Ranieri‘s gamble on his formation wasn’t working, in fact it had made us more dominant, but the third was just hapless on the part of the home side. Schmeichel made a mess out of getting the ball ahead of Willian in the box who played it in to Pesto’s head. Defenders were nowhere, third goes in. The closing minutes did not get any easier, for they saw willing but tired Leicester legs being given the run around by a fresh-faced Fabregas when he came in for a slightly ailing Hazard on 78 minutes. Any chances they had were half-decent at best. Final score, 0-3.
So: The Blues go marching on. The gutter press’s attempts to derail our title bid whilst simultaneously giving themselves something to write about in a dull 24 hours have backfired. It appears that with Conte in charge, we are a lot less easy to wind up than certain of his predecessors, who may or may not be living with a haunted, scowly look on their face in a Manchester hotel suite. Not that I’m being specific.
It gave me great joy to see Alonso have such a good game today. It was even greater to see him look a journalist in the eye re Costa and say “You guys made that up,” even if it was a bit of a lie. Kante was instrumental on his return to Leicester, and probably feels a tiny (very tiny, because he conducted himself like a gentleman) bit guilty about how bereft they are without him. In the absence of Diego (who we are led to believe was trying to stuff his Labrador in a designer suitcase along with a pair of pants, several million in cash and a complimentary can of Carabao and make for the airport) Willian, Pesto and Hazard were immense. I’ve been pondering Cahill‘s extended run as captain. I know there are a lot of people who think that he isn’t loud enough. This is possibly true, but I wonder if that’s exactly what we need? We can’t have another JT, another talisman, because we’ve still got the old one. Understated seems to be working out OK for now and more importantly, there is no power clash. Conte is unequivocally in charge. Just a thought. Discuss. If you can be arsed.
There was real intent from Ruben and Michy when they came on today, especially the former, which hasn’t always been the case, but is all they can do – take every minute they are given, run their arse off and try and show Conte they deserve a shot. Speaking of Conte.
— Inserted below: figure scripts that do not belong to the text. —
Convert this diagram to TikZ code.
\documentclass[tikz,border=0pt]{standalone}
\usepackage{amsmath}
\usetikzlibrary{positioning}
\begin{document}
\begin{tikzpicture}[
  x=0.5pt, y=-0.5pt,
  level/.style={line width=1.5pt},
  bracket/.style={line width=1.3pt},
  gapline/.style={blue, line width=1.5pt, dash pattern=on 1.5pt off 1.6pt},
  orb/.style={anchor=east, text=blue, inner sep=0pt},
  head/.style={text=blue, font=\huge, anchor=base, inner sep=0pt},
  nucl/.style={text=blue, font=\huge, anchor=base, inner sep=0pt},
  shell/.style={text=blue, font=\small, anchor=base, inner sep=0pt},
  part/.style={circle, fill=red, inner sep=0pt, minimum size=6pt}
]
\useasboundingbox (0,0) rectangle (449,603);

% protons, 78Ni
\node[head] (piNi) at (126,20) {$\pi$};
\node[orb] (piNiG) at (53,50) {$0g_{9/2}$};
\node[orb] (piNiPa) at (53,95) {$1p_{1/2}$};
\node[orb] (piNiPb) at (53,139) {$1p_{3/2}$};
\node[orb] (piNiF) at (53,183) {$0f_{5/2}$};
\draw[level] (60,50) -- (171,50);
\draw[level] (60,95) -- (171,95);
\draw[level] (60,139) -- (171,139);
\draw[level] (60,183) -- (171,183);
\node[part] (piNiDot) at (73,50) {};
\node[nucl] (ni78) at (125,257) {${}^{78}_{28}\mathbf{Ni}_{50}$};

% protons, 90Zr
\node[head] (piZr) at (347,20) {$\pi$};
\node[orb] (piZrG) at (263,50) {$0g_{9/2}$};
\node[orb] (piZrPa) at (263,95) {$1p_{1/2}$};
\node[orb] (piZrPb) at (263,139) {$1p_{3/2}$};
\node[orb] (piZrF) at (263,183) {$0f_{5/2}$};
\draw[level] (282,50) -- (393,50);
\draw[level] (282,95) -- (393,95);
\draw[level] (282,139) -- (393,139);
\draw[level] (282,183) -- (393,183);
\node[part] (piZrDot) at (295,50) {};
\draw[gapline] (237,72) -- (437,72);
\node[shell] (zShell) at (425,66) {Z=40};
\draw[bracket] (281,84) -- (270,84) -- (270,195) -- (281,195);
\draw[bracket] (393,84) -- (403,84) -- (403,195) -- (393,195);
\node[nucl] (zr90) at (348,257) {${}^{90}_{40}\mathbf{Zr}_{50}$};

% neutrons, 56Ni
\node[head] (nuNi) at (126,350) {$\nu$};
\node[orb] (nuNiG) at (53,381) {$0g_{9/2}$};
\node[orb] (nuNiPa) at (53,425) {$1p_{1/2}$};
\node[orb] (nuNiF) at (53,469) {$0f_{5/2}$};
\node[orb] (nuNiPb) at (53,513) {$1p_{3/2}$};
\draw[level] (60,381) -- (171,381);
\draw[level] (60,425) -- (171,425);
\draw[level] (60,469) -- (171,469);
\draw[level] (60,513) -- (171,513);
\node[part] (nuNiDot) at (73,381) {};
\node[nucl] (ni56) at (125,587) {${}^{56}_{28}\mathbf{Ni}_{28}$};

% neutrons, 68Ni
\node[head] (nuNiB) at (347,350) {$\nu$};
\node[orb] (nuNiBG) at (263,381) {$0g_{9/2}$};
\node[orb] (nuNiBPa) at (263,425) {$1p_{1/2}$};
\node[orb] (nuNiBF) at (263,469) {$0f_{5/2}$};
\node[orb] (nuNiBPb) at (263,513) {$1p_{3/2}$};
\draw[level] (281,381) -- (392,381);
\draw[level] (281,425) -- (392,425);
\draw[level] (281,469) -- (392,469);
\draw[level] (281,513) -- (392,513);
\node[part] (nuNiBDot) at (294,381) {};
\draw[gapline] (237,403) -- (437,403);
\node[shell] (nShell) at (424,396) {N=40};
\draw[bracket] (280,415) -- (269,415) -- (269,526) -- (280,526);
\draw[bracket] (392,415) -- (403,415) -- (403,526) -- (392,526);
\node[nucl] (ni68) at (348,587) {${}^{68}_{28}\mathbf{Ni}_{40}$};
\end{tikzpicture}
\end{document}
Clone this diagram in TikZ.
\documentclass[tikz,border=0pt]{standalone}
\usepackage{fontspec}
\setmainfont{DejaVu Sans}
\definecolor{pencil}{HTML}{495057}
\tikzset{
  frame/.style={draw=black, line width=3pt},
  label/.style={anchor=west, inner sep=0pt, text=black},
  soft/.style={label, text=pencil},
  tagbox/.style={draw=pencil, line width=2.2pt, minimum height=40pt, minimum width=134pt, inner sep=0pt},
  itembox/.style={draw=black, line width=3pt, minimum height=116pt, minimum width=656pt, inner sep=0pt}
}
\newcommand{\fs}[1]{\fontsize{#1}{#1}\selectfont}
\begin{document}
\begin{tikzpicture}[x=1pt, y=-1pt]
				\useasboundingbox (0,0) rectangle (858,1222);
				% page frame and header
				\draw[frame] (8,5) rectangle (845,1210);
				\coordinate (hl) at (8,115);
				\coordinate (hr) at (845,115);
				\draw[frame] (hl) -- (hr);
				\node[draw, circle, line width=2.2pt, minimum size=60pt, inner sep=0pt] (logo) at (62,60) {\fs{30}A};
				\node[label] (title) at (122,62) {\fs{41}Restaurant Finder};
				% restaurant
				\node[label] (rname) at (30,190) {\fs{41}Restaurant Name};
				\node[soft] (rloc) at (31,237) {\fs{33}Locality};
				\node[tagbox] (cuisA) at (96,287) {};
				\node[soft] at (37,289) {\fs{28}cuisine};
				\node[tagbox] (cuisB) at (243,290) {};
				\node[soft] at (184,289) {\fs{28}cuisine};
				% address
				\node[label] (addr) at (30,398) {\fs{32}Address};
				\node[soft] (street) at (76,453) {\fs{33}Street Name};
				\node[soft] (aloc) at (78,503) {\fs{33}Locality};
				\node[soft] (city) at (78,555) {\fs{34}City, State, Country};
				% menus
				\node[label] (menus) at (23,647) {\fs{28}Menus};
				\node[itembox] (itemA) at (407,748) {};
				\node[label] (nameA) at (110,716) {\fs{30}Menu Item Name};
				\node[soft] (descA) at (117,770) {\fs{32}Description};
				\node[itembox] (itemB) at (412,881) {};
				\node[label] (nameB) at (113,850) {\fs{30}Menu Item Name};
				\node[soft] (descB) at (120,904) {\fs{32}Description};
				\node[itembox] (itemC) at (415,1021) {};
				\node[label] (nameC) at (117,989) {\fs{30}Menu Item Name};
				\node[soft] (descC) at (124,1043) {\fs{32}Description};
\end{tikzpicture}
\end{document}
I love him. I’d have his babies (and I hate babies)but he needs a seminar on how to tell fibs to the press.
The Goons and the Spuds have won, which leaves us seven points clear. Here’s hoping HWWNBN parks his bus in front of the Scouse tomorrow and they slog out a 0-0 bore draw. I want to see all those bearing the sh*t girly man buns look Ibrahimovic in the face when he’s owned long hair whilst looking like a hard b*stard for, well forever.
In the words of the song: F*ck ’em all. Slap Diego on the wrists, hide his passport, tell him they will eat his beloved dog, whatever, but let’s get back to the happy-clappy, group hugging business of trying to make sure we win this title that we had going a couple of weeks ago. And anyone who doesn’t want to play for Chelsea, (and I mean anyone) tell them to sling their ‘ook. Get as much as you can for them and show them the door.